Another of Bunning’s extravagances was the building of large taverns around the market’s perimeter.  There were five in total – designed in Italiante style – serving refreshments to the farmers, drovers, salesmen and clerks who worked the market. It is easy to imagine how rowdy these pubs must have got at the end of the market day.




What Remains

The White Horse, one of Bunning’s four identical taverns serving the market.

The Metropolitan Cattle Market closed in 1954, just one year off its centenary, in response to the declining trade in live animals. London County Council redeveloped the site, building the Market and York Way estates there, yet many of the salient aspects of Bunning’s design remain.


At the northwest corner of the market, on the junction of North Road and York Way, stands a handsome, detached Italianate Victorian pub – converted into flats called ‘Lion Apartments’. This was The Lion, one of Bunning’s four identical hostelries positioned sentry-like at each corner of the main part of the market.


Further east up North Road is The Lamb, which closed in 2004, and remains boarded up. The White Horse at the southeast gate (nearest the site of LGA’s new mixed-use development) has fared better, having been converted into a smart apartment development called The Gin Palace. It has retained what appears to be an original, wrought iron first floor balcony, over a freshly-painted cream stuccoed ground floor. The only pub that did not survive was the Black Bull, which was the same as the others in design and had stood at the south west gate. This was demolished in the early 1960s to make way for the York Way Estate.




Two Parks

Image courtesy of the London Square website

Residents are rightly proud of local landmark, Bunning’s grade II* listed, Italianate Caledonian Clock Tower. Today the tower soars over Caledonian Park, which was carved out from part of the old market in 1972. The din of animals and traders has been replaced by the sounds of children enjoying the playground at the tower’s base.


Caledonian Park’s mature planting is fenced on two sides by Bunning’s yet-standing grade II listed iron railings, which are on Historic England’s at-risk register. The gas lanterns were removed in the 1930s, and John Bell’s animal heads stolen soon after the end of the second world war. Happily, the original moulds survive and are kept at the Museum of London, with replicas cast from these moulds on show at the Islington Museum.


The clock tower is also on Historic England’s at-risk register, but there are ambitious plans for its full restoration and construction of a new visitor centre. The clock has retained its original mechanism, which is in full working order.

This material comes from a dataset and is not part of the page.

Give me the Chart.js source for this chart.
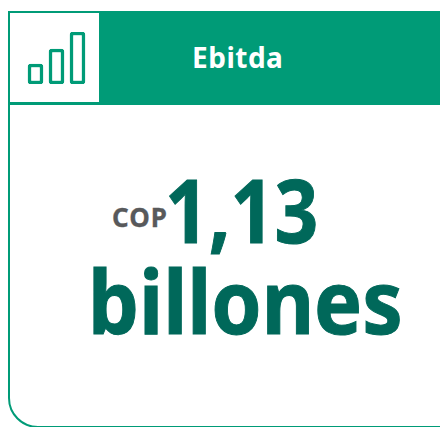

The other green space carved from the cattle market is Market Road Gardens, which possesses some beautiful trees. As well as birdsong, you can hear the clanging and hammering of LGA’s construction site. The architects have designed a major new affordable residential and commercial development on the eastern edge of Market Road Gardens. The Caledonian Road scheme – winner of the 2017 Planning Award for best mixed-use development – has been carefully designed to bring significant improvements to the public real, including a new public space.